Au Luxembourg, les donations peuvent porter sur tous les éléments du patrimoine du donateur, que ce soient des biens meubles ou immeubles.

En principe, toute donation doit être passée sous forme authentique par-devant notaire, ce qui entraine la perception des droits d’enregistrement, toutefois la jurisprudence admet que certaines donations peuvent s’accomplir sans être soumises à cette obligation.

Ainsi, si le passage devant le notaire est obligatoire lorsque la donation porte sur un immeuble situé au Luxembourg (les donations d’immeubles n’étant soumises à aucun formalisme au Luxembourg), ce n’est pas nécessairement le cas pour les donations portant sur des biens meubles, communément appelées «dons manuels», qui dès lors, peuvent être réalisées sans entraîner le paiement de droits.

Il est toutefois précisé que si le donateur décède dans l’année qui suit la donation, les actifs ainsi transmis sont réintégrés dans le patrimoine du défunt pour le calcul des droits de succession. Cependant, l’impact est limité en l’absence de droits de succession en ligne directe ou entre conjoint.

Par ailleurs, l’enregistrement d’une donation permet de sécuriser la donation en lui donnant date certaine à l’acte et ainsi pouvant le rendre opposable à une administration étrangère si besoin, notamment si la donation est suivie d’un changement de résidence.

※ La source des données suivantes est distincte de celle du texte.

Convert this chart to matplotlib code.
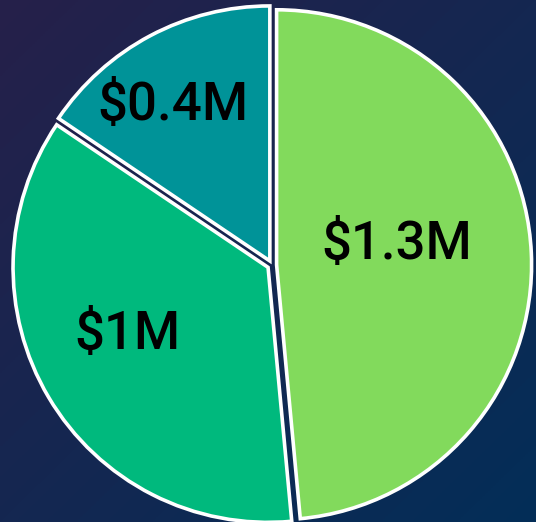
import numpy as np
import matplotlib
matplotlib.use("Agg")
import matplotlib.pyplot as plt

# slice values in $M, labels and colours
values = [1.31, 0.97, 0.42]
labels = ["$1.3M", "$1M", "$0.4M"]
colors = ["#82DA5C", "#00B97D", "#009398"]
# label placement: distance from centre and angle offset from wedge middle
label_radius = [0.48, 0.61, 0.72]
label_shift = [7, -5, 4]

fig = plt.figure(figsize=(5.36, 5.22), dpi=100)

# diagonal dark gradient background
bg = fig.add_axes([0, 0, 1, 1])
bg.axis("off")
yy, xx = np.mgrid[0:1:200j, 0:1:200j]
t = (xx + yy) / 2
c0 = np.array([0x26, 0x20, 0x4A]) / 255
c1 = np.array([0x03, 0x2E, 0x58]) / 255
img = c0[None, None, :] * (1 - t[..., None]) + c1[None, None, :] * t[..., None]
bg.imshow(img, extent=[0, 1, 0, 1], aspect="auto", origin="upper")

ax = fig.add_axes([0, 0, 1, 1])
ax.axis("off")
wedges, _ = ax.pie(values, colors=colors, startangle=90, counterclock=False,
                   explode=[0.018, 0.018, 0.018],
                   wedgeprops=dict(edgecolor="white", linewidth=2.6))

# put the labels inside each wedge
for w, lab, r, s in zip(wedges, labels, label_radius, label_shift):
    ang = np.deg2rad((w.theta1 + w.theta2) / 2 + s)
    cx, cy = w.center
    ax.text(cx + r * np.cos(ang), cy + r * np.sin(ang), lab,
            ha="center", va="center", fontsize=38, fontfamily="Roboto",
            fontweight="medium", color="black")

ax.set_xlim(-272 / 255, 264 / 255)
ax.set_ylim(-257 / 255, 265 / 255)
ax.set_aspect("equal")

plt.savefig("out.png", dpi=100)
plt.close()
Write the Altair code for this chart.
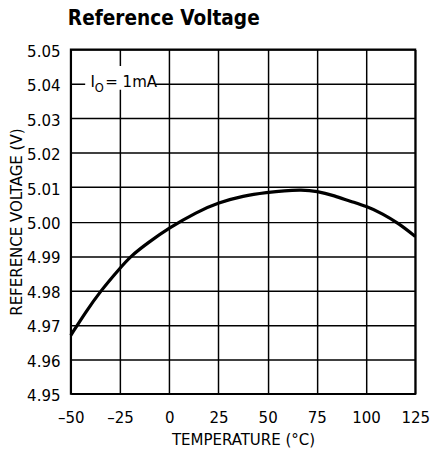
import altair as alt
import pandas as pd

# Data
temp = [-50, -42.5, -35, -25, -19.5, -11, 0, 14, 25, 37.5, 50, 58.5, 67, 75,
        84, 92, 100, 108.5, 116.5, 125]
volt = [4.967, 4.9737, 4.9798, 4.9865, 4.990, 4.9938, 4.9982, 5.0028, 5.0055, 5.0075,
        5.0085, 5.009, 5.0092, 5.0089, 5.0075, 5.0059, 5.0045, 5.0023, 4.9995, 4.9957]

x_ticks = [-50, -25, 0, 25, 50, 75, 100, 125]
y_ticks = [4.95, 4.96, 4.97, 4.98, 4.99, 5.00, 5.01, 5.02, 5.03, 5.04, 5.05]

# annotation "I_O = 1mA" (data coordinates)
box_x = [-42.7]
box_x2 = [-7.1]
box_y = [5.0452]
box_y2 = [5.0383]
note_parts = ["I", "O", "= 1mA"]
note_x = [-40.0, -37.9, -32.5]
note_y = [5.0391, 5.0375, 5.0391]
note_size = [17, 13, 17]

FONT = "DejaVu Sans Condensed"

df = pd.DataFrame({"T": temp, "V": volt})
box_df = pd.DataFrame({"x": box_x, "x2": box_x2, "y": box_y, "y2": box_y2})
note_df = pd.DataFrame({"t": note_parts, "x": note_x, "y": note_y, "s": note_size})

xscale = alt.Scale(domain=[-50, 125], nice=False, zero=False)
yscale = alt.Scale(domain=[4.95, 5.05], nice=False, zero=False)

xaxis = alt.Axis(
    values=x_ticks, grid=True, gridColor="black", gridWidth=1.5, gridOpacity=1,
    ticks=False, tickSize=0, domain=False, labelFont=FONT, labelFontSize=17,
    labelColor="black", labelPadding=16, labelOverlap=False, labelFlush=False,
    labelExpr="datum.value < 0 ? '\u2013' + abs(datum.value) : '' + datum.value",
    title="TEMPERATURE (°C)", titleFont=FONT, titleFontSize=17, titleFontWeight="normal",
    titleColor="black", titleBaseline="alphabetic", titleX=175.5, titleY=52,
    titleAlign="center",
)
yaxis = alt.Axis(
    values=y_ticks, grid=True, gridColor="black", gridWidth=1.5, gridOpacity=1,
    ticks=False, tickSize=0, domain=False, format=".2f", labelFont=FONT, labelFontSize=17,
    labelColor="black", labelPadding=11, labelOffset=2, labelFlush=False, labelOverlap=False,
    title="REFERENCE VOLTAGE (V)", titleFont=FONT, titleFontSize=17, titleFontWeight="normal",
    titleColor="black", titleBaseline="alphabetic", titleX=-50, titleY=175.5,
    titleAlign="center", titleAngle=270,
)

XT = "TEMPERATURE (°C)"
YT = "REFERENCE VOLTAGE (V)"

line = alt.Chart(df).mark_line(color="black", strokeWidth=3.3, interpolate="basis").encode(
    x=alt.X("T:Q", scale=xscale, axis=xaxis, title=XT),
    y=alt.Y("V:Q", scale=yscale, axis=yaxis, title=YT),
)

box = alt.Chart(box_df).mark_rect(color="white", opacity=1).encode(
    x=alt.X("x:Q", scale=xscale, axis=xaxis, title=XT), x2="x2",
    y=alt.Y("y:Q", scale=yscale, axis=yaxis, title=YT), y2="y2",
)

note = alt.Chart(note_df).mark_text(
    align="left", baseline="alphabetic", font=FONT, color="black"
).encode(
    x=alt.X("x:Q", scale=xscale, axis=xaxis, title=XT),
    y=alt.Y("y:Q", scale=yscale, axis=yaxis, title=YT),
    text="t:N",
    size=alt.Size("s:Q", scale=None, legend=None),
)

chart = alt.layer(line, box, note).properties(
    width=351, height=351,
    autosize=alt.AutoSizeParams(type="none"),
    padding={"left": 64, "top": 38, "right": 15, "bottom": 53},
    title=alt.TitleParams(
        "Reference Voltage", anchor="start", frame="group", font=FONT, fontSize=21,
        fontWeight="bold", color="black", offset=14, dx=-3,
    ),
).configure(background="white").configure_view(stroke="black", strokeWidth=2)

chart.save("out.html", embed_options={"renderer": "svg", "actions": False})
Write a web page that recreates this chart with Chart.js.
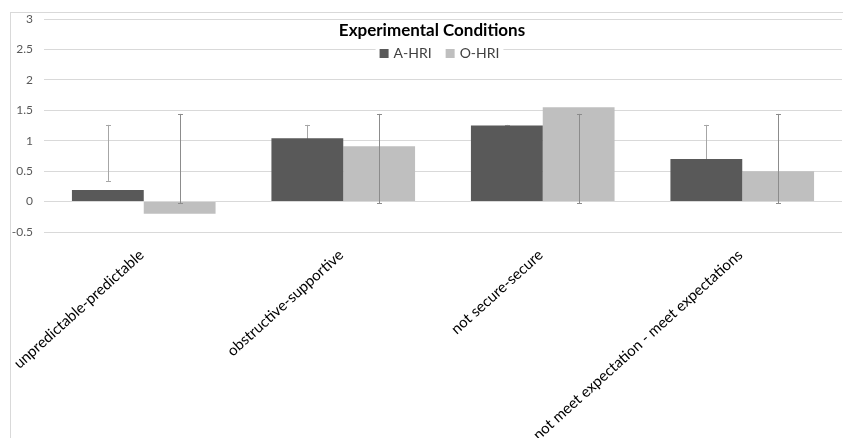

Lorsqu’elle est soumise aux droits d’enregistrement, ceux-ci sont calculés sur la valeur vénale du bien transmis (valeur de marché du bien meuble ou immeuble) au jour de la donation, sans aucune déduction des charges afférentes. 

Il est à noter que les règles de territorialité applicables en France et en Espagne pour les successions s’appliquent également pour les donations, ainsi si la donation est réalisée alors que le bénéficiaire a déjà changé de résidence (depuis au moins 6 ans pour la France), des droits pourront être exigibles.

Pour les personnes qui ne souhaiteraient pas transmettre de façon anticipée en estimant que ce n’est pas le bon moment et qu’elles ont besoin des revenus générés par le bien qui serait transmis, il est utile de rappeler que la donation peut s’effectuer avec réserve d’usufruit. On parle alors de donation en démembrement de propriété où l’usufruitier conserve la possibilité d’utiliser le bien transmis ou d’en percevoir les revenus. L’avantage réside notamment dans le fait que la donation porte  uniquement sur la nue-propriété dont la valeur est fonction de l’âge de l’usufruitier, et au décès de ce dernier, le nu-propriétaire devient plein propriétaire sans devoir acquitter de droits supplémentaires. 

Prenons par exemple le cas de Mme M résidente au Grand-Duché:

– Elle est âgée de 55 ans, elle possède un immeuble à Luxembourg d’une valeur de 1,5M€ et souhaite faire une donation au profit de son fils, tout en continuant à percevoir les loyers qu’il génère.

– Mme M pourrait donner la nue-propriété à son fils. La base imposable aux droits d’enregistrement sera de 750.000€ (50% de la pleine propriété compte tenu de l’âge de Mme) et les droits s’élèveront à 13.500€.

Au décès de Mme M, le fils deviendra plein propriétaire de l’immeuble sans devoir acquitter de droits supplémentaires, même s’il est parti s’installer en France.

Par comparaison, si rien n’est fait, et que son fils s’est installé en France et qu’elle décède plus de six ans après, alors des droits de succession seront dus en France pour un montant de 412.678€.

Comme nous venons de le voir, lorsque l’on s’interroge sur le coût d’une transmission, il convient de prendre en considération non seulement le domicile du défunt, mais également à supposer que l’on puisse le déterminer à l’avance, celui du ou des bénéficiaires. Afin de prévenir toute mauvaise surprise, la réalisation de donations de son vivant permet d’entériner la fiscalité applicable.